Catherine David ne sera pas la commissaire de la prochaine Biennale de Lyon prévue à l’automne. Si son projet artistique n’est pas à l’origine de ce divorce par consentement mutuel, Catherine David met en cause la surcharge de travail imposée par son poste de conservateur en chef à l’Inspection générale des Musées de France.

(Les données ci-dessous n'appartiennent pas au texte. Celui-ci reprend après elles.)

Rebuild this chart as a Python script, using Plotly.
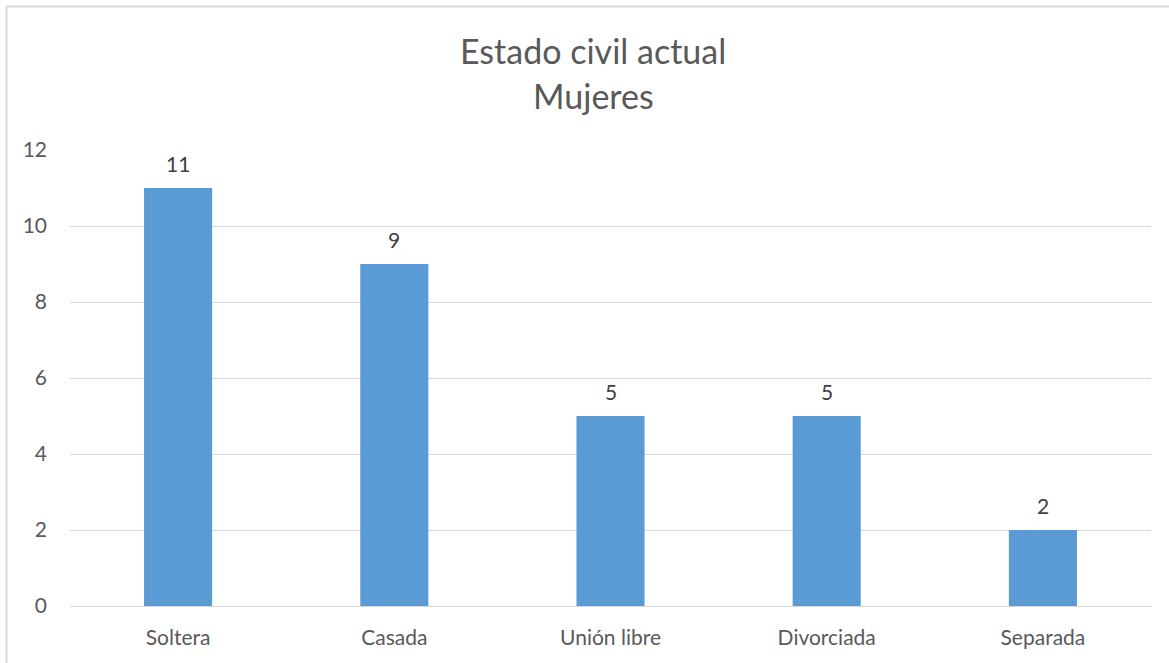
import plotly.graph_objects as go

categories = ["Soltera", "Casada", "Unión libre", "Divorciada", "Separada"]
values = [11, 9, 5, 5, 2]
y_ticks = [0, 2, 4, 6, 8, 10, 12]
title_lines = ["Estado civil actual", "Mujeres"]

FONT = "Lato, Noto Sans, sans-serif"
TXT = "#595959"

fig = go.Figure(go.Bar(
    x=categories, y=values,
    marker=dict(color="#5B9BD5", line=dict(width=0)),
    cliponaxis=False,
))

label_annotations = [
    dict(text=str(v), x=c, y=v, xref="x", yref="y", showarrow=False,
         xanchor="center", yanchor="middle", yshift=25,
         font=dict(family=FONT, size=21, color="#404040"))
    for c, v in zip(categories, values)
]

fig.update_layout(
    width=1169, height=663,
    margin=dict(l=70, r=18, t=150, b=57),
    paper_bgcolor="white", plot_bgcolor="white",
    bargap=0.685, showlegend=False,
    font=dict(family=FONT, color=TXT),
    xaxis=dict(showgrid=False, showline=True, linecolor="#d9d9d9", linewidth=1,
               tickfont=dict(family=FONT, size=21, color=TXT), ticks="",
               ticklabelstandoff=13),
    yaxis=dict(range=[0, 12], tickvals=y_ticks, showgrid=True, gridcolor="#d9d9d9",
               gridwidth=1, zeroline=False, showline=False, ticks="",
               tickfont=dict(family=FONT, size=21, color=TXT), ticklabelstandoff=22),
    annotations=label_annotations + [
        dict(text=title_lines[0], x=(593 - 70) / 1081, xref="paper", y=(606 - 50) / 456, yref="paper",
             xanchor="center", yanchor="middle", showarrow=False,
             font=dict(family=FONT, size=34, color=TXT)),
        dict(text=title_lines[1], x=(593 - 70) / 1081, xref="paper", y=(606 - 96) / 456, yref="paper",
             xanchor="center", yanchor="middle", showarrow=False,
             font=dict(family=FONT, size=34, color=TXT)),
    ],
    shapes=[
        dict(type="line", xref="paper", yref="paper", x0=(6 - 70) / 1081, x1=1.1,
             y0=(606 - 6.5) / 456, y1=(606 - 6.5) / 456, line=dict(color="#d9d9d9", width=2)),
        dict(type="line", xref="paper", yref="paper", x0=(6.5 - 70) / 1081, x1=(6.5 - 70) / 1081,
             y0=-0.2, y1=(606 - 6.5) / 456, line=dict(color="#d9d9d9", width=2)),
    ],
)

fig.write_html("out.html")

LYON - La nouvelle a fait l’effet d’un électrochoc : invitée en avril 2008 en tant que commissaire, Catherine David, conservateur en chef à l’Inspection générale des Musées de France, ne dirigera pas la Biennale de Lyon prévue du 16 septembre 2009 au 3 janvier 2010. « D’un commun accord », précisent les deux parties intéressées. Pourtant, Catherine David avait trouvé son articulation artistique autour des « trous noirs et complexités de la modernité », et des nouveaux territoires, avec notamment un volant mexicain. Pour Thierry Raspail, directeur artistique de la Biennale de Lyon, « il n’y avait pas de désaccord sur le projet artistique, mais Catherine était prise par un emploi du temps dur et lourd. J’ai senti début janvier qu’on n’y arriverait pas. » « La surcharge de travail que j’ai à l’Inspection aurait pu être négociable, mais je n’avais pas une maîtrise de mon agenda, indique pour sa part Catherine David. On m’avait promis que tout s’arrangerait, mais ça ne s’est pas arrangé du tout. » La Direction des Musées de France (DMF) n’aurait-elle pas été assez souple dans son autorisation de cumul ? « Je ne vois pas de quoi la DMF devrait se sentir fautive, rétorque Rodolphe Rapetti, adjoint à la directrice des Musées de France. La DMF considère que le commissariat extérieur est une bonne chose, je la pratique moi-même en préparant l’exposition « Odilon Redon » au Grand Palais en 2011. On avait discuté avec Catherine David des jours dont elle pouvait disposer pour la Biennale. Deux jours par semaine lui avaient été accordés. Nous lui avions juste demandé que ses activités extérieures ne portent pas préjudice à son travail à l’Inspection. Catherine David a pu réaliser tous les voyages nécessaires. On lui avait demandé qu’ils soient réalisés sur ses temps de congé. » La pratique du cumul est certes fréquente, plusieurs conservateurs de la DMF comme Denis Coutagne, Xavier Salmon ou Jean-Hubert Martin bénéficiant actuellement de cette opportunité. Mais il est impossible de comparer le travail sous flux tendu d’une Biennale concoctée en un an et demi, et pour laquelle des productions se révèlent nécessaires, et une exposition monographique dont l’organisation s’étire en général sur trois ans…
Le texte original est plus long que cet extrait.